Your task ▸
Show every line in the records below that contains the word "standalone".

Data for this exercise ▸
——————
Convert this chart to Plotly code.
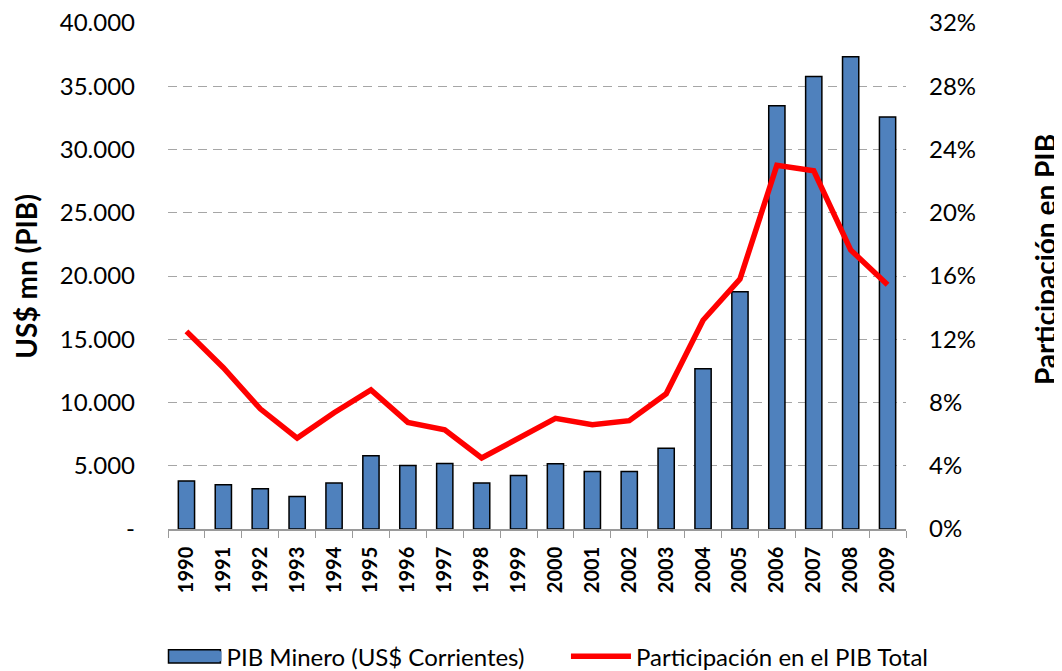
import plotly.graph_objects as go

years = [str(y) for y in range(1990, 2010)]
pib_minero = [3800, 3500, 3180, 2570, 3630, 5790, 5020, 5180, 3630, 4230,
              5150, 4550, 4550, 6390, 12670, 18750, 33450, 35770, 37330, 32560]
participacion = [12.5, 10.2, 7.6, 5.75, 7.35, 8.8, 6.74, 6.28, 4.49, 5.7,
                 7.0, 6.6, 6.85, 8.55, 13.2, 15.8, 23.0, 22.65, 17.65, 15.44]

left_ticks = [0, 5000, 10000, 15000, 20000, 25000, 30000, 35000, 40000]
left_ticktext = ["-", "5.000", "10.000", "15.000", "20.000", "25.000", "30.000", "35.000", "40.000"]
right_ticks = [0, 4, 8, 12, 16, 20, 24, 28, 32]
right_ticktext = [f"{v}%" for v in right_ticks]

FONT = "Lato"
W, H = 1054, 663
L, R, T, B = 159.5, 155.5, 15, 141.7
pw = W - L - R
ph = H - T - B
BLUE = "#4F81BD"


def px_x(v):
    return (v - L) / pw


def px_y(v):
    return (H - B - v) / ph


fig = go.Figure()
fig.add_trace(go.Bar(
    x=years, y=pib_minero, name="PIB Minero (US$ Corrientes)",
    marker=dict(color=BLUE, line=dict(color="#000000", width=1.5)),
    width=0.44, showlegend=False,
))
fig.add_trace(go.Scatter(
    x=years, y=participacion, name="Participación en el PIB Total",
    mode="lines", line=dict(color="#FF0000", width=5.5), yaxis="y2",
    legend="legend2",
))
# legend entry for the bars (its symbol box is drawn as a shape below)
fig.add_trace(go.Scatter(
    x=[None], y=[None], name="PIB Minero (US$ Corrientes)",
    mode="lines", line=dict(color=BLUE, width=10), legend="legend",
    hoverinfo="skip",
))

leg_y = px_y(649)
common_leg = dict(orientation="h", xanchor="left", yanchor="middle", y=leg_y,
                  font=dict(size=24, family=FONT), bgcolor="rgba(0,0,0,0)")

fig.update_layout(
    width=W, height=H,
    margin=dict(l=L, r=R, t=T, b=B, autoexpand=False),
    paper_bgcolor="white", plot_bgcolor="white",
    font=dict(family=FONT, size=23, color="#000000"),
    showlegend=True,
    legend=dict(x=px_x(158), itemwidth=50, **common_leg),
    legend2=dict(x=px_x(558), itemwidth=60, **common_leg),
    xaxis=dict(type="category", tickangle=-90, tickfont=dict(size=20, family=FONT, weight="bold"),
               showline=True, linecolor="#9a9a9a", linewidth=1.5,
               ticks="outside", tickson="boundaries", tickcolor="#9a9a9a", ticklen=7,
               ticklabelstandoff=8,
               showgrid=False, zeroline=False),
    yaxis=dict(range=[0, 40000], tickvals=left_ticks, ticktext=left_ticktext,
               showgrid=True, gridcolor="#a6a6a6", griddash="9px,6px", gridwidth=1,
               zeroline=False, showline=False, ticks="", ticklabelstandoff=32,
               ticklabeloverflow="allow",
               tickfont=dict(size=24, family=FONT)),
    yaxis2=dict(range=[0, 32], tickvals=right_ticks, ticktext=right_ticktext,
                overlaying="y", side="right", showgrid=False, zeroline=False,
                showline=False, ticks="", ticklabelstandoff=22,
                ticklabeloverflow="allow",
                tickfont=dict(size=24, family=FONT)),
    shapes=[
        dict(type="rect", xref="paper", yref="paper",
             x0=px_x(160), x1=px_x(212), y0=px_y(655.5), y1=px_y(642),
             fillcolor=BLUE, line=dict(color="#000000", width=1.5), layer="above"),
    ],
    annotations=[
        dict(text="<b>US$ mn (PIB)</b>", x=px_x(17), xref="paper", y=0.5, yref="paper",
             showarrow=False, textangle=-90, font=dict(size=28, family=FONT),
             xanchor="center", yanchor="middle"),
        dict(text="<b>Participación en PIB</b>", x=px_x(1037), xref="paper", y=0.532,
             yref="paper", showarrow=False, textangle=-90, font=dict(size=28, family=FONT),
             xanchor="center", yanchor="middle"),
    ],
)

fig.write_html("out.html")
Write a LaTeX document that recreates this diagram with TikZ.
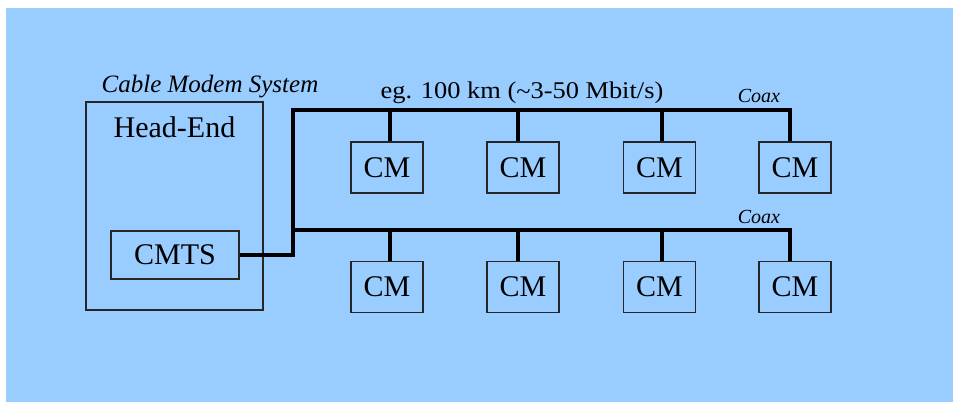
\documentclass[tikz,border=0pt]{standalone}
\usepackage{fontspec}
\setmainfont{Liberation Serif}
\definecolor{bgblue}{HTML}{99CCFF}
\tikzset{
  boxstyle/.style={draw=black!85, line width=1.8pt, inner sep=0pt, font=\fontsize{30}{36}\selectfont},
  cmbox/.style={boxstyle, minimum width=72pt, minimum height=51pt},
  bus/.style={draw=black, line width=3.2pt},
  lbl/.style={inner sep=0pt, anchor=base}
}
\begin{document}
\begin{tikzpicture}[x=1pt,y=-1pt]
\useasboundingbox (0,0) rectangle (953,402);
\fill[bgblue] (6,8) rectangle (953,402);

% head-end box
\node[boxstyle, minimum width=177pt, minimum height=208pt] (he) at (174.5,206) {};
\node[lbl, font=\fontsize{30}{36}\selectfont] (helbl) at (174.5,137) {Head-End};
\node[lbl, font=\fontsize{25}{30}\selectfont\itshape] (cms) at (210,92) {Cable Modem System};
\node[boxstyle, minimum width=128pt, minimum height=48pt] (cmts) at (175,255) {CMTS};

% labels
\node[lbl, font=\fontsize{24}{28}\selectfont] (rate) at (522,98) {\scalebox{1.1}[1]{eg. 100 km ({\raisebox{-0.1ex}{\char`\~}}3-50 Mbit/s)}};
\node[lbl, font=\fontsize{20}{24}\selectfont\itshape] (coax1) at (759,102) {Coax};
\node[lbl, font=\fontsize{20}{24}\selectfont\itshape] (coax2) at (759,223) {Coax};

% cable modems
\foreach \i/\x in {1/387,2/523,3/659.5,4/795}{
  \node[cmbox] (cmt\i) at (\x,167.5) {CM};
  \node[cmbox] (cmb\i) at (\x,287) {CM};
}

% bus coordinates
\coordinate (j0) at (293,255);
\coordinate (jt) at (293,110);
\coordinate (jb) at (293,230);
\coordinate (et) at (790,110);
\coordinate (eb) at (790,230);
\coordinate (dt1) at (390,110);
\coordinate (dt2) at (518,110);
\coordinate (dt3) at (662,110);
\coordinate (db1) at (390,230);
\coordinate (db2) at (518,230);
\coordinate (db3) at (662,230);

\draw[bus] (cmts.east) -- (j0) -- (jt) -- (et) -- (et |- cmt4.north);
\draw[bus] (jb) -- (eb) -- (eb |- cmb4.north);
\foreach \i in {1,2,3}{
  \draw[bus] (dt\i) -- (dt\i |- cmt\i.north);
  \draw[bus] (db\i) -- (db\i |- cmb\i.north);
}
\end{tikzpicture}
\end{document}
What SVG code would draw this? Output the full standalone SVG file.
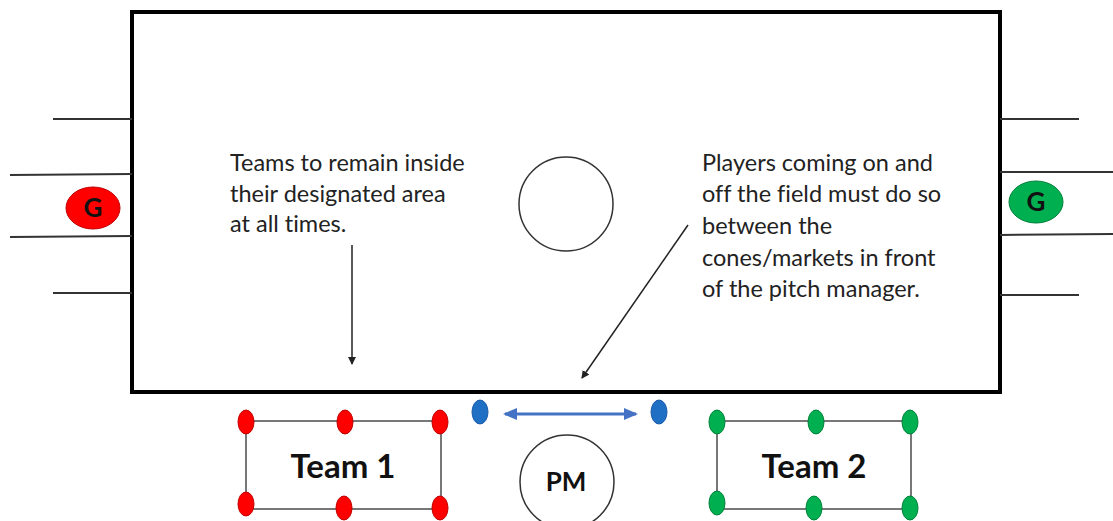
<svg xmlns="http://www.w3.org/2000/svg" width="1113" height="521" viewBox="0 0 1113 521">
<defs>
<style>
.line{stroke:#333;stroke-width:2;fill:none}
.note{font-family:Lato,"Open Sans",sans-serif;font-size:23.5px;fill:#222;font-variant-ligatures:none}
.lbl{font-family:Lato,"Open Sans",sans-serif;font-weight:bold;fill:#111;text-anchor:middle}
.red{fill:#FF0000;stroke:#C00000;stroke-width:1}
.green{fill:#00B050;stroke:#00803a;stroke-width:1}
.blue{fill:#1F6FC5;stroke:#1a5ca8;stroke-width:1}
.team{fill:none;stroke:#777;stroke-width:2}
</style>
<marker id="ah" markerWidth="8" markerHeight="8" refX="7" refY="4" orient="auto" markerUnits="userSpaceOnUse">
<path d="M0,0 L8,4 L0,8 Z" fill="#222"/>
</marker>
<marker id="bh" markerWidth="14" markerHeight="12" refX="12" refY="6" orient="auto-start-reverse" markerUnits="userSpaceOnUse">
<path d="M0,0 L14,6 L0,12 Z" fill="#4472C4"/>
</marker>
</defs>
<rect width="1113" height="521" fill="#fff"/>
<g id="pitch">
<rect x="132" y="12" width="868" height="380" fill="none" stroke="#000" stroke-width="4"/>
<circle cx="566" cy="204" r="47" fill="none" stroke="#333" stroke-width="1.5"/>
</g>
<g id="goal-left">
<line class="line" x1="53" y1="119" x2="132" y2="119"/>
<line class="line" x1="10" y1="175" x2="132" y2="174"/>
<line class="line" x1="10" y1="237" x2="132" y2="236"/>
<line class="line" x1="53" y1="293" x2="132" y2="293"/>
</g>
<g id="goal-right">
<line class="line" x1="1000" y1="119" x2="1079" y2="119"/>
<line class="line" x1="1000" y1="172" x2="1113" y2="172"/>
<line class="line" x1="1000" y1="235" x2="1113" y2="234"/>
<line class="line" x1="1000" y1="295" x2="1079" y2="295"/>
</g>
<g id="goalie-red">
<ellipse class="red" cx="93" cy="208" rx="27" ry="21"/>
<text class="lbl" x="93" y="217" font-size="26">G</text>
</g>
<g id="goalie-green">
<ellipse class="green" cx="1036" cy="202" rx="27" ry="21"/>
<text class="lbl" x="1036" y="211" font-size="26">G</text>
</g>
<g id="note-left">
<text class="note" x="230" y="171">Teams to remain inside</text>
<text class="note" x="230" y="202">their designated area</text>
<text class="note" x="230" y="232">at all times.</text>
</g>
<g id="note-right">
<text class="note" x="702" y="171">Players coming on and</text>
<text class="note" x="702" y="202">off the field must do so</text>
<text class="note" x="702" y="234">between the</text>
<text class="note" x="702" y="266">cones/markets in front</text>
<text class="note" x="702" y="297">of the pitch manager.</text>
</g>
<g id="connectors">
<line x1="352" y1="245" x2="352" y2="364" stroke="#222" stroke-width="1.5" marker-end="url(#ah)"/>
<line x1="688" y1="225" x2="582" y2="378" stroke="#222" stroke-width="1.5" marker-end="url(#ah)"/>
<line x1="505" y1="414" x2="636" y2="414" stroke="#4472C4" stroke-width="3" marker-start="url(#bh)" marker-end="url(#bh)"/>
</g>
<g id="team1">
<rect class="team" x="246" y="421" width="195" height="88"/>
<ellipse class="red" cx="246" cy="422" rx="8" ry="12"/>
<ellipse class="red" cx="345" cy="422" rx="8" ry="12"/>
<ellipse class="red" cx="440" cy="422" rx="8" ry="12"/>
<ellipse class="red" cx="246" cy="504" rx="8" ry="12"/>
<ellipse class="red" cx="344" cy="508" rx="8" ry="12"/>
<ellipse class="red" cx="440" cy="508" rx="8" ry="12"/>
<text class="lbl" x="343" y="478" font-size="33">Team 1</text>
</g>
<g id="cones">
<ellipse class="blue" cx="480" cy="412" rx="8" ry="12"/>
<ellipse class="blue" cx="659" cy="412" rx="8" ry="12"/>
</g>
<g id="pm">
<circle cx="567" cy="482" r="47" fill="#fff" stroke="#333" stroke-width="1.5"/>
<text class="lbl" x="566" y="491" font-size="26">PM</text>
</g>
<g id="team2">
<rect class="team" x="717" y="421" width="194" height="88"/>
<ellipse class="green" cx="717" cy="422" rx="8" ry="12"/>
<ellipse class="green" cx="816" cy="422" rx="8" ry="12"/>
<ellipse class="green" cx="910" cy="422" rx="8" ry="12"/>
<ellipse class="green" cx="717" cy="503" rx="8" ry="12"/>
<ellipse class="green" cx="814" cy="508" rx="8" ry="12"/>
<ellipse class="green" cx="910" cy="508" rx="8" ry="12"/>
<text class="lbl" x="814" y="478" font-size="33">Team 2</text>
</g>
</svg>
——————
Answer to the problem ▸
\documentclass[tikz,border=0pt]{standalone}
What SVG code would draw this? Output the full standalone SVG file.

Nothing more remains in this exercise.